The Matt Drudge of Alphaville [4:55 pm]
Farhad Majoo tells a modern tale of woe: Raking muck in “The Sims Online”
In the real world, Peter Ludlow is an academic, a professor of philosophy and linguistics at the University of Michigan whose books go by sober titles like “Readings in the Philosophy of Language,” and “Semantics, Tense and Time: An Essay in the Metaphysics of Natural Language.” He’s well-regarded in his field and engaging enough on the phone, but Ludlow is, even by his own admission, not a very interesting person. That is to say, Peter Ludlow is nothing like Urizenus, Ludlow’s alter ego in the virtual world of “The Sims Online.”
Urizenus is an unabashed muckraker. In the mold, perhaps, of Walter Winchell or Joseph Pulitzer, he investigates the shady underside of life in Alphaville, one of the game’s largest cities, and posts all his sensational discoveries on the Alphaville Herald, a blog that he describes as the only newspaper covering “The Sims Online.” In the couple of months since the blog went live, Urizenus has interviewed many of Alphaville’s most infamous scammers, thieves, money launderers, prostitutes (some of whom, he says, are minors) and other dubious types, and he’s documented attempts by the community to create a kind of governing authority to police the place.

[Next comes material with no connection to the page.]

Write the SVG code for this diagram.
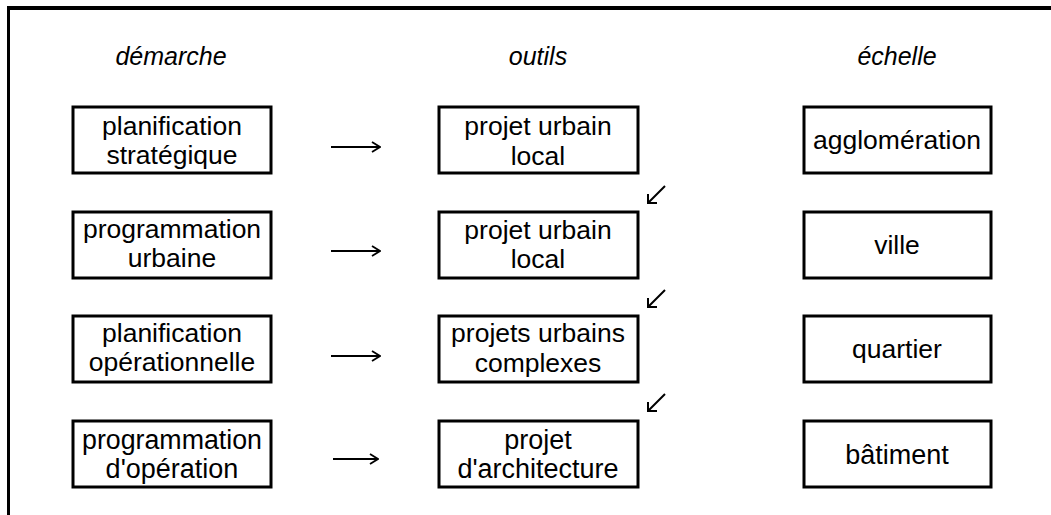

Urizenus and his compatriots at the Herald have also aimed their bullhorn at Maxis, the company that created “The Sims Online” and that runs the place; in blog entry after blog entry, the Herald describes Maxis as being signally indifferent to the needs of people who populate the game, and it documents the many reasons why “The Sims Online” — which was predicted to be a blockbuster and made the cover of Time magazine before its launch late in 2002 — has been a money-loser for Electronic Arts, Maxis’ parent company.
But the Herald’s relentless criticism does not appear to have gone down well at E.A. On Wednesday, in a move that Ludlow describes as arbitrary and capricious, E.A. terminated Urizenus’ “Sims Online” account. “While we regret it,” E.A. told him in a letter, “we feel it is necessary for the good of the game and its community.” Alphaville’s Citizen Kane was kicked out of town.
[...] “[These virtual worlds] are a strange sort of commercial space where communities come to exist, but there’s a tension between the communities and the private commercial company,” says Julian Dibbell, the author of “My Tiny Life,” a kind of memoir about the virtual world LambdaMOO. “It’s similar to what you have with shopping malls. They’re becoming the last refuge of public space for teenagers, but they’re run by companies, and they can kick you out on a whim.”
The story also prompts a host of compelling questions regarding the nature of virtual existence. For instance, can something like prostitution occur online? And what about community-based policing — is that possible, or desirable, in the Sim world? And, finally, does E.A. have any obligation to allow a free press to document how all these issues will play out in “The Sims Online”? After all, it’s their world — why can’t they run it how they please, however capricious their rule may seem to others?